Le Maghreb baigne dans un désordre mondial
Mettant la région dans son contexte géopolitique, Mehdi Taje, directeur de Global Prospect Intelligence a souligné que le Maghreb baigne dans un désordre mondial avec le retour de la logique de puissance et de multipolarité caractérisée par une dérégulation du système mondial et un retour d’une géopolitique des peuples (logique tribale, logique communiste…) qui s’oppose à un système profond et uni. Il y a donc une remise en question de l’intégration régionale et le Maghreb n’échappe pas à cette tendance.
« Le Maghreb va conditionner le processus démocratique en Tunisie qui est dans un environnement diplomatique et un voisinage tourmentés et hostiles. Le Maghreb est l’otage de rivalités. Les pays maghrébins raisonnent verticalement et chacun cherche à obtenir le meilleur de son partenaire (Union européenne, USA…) au détriment du son voisin », a relevé Mehdi Taje.

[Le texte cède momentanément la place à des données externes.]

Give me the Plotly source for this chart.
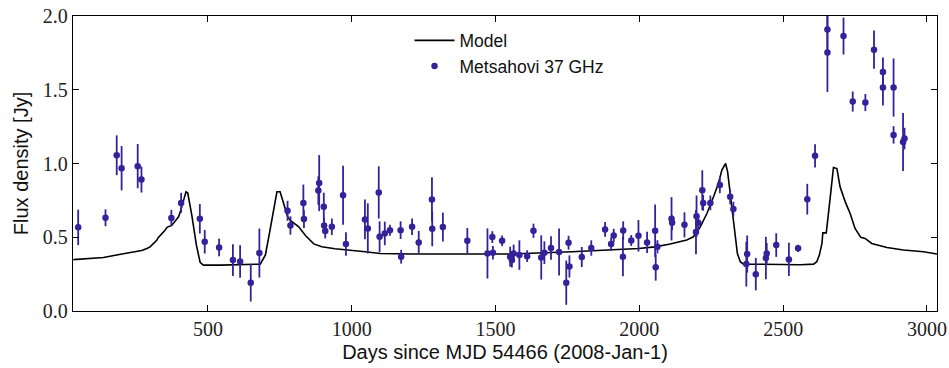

Evoquant le contexte tunisien, Afif Chelbi, président du Conseil des analyses économiques auprès de la Présidence du gouvernement pense qu’il faut éviter les fausses pistes pour pouvoir bien analyser les situations et trouver les bonnes solutions. « ll y a des faiblesses de l’Etat à appliquer les lois et les réformes nécessaires. On a créé un faux débat avec la centrale syndicale en évoquant la privatisation des entreprises publiques alors que le grand déficit vient des entreprises non privatisables. Le vrai problème est la masse salariale », explique Afif Chelbi.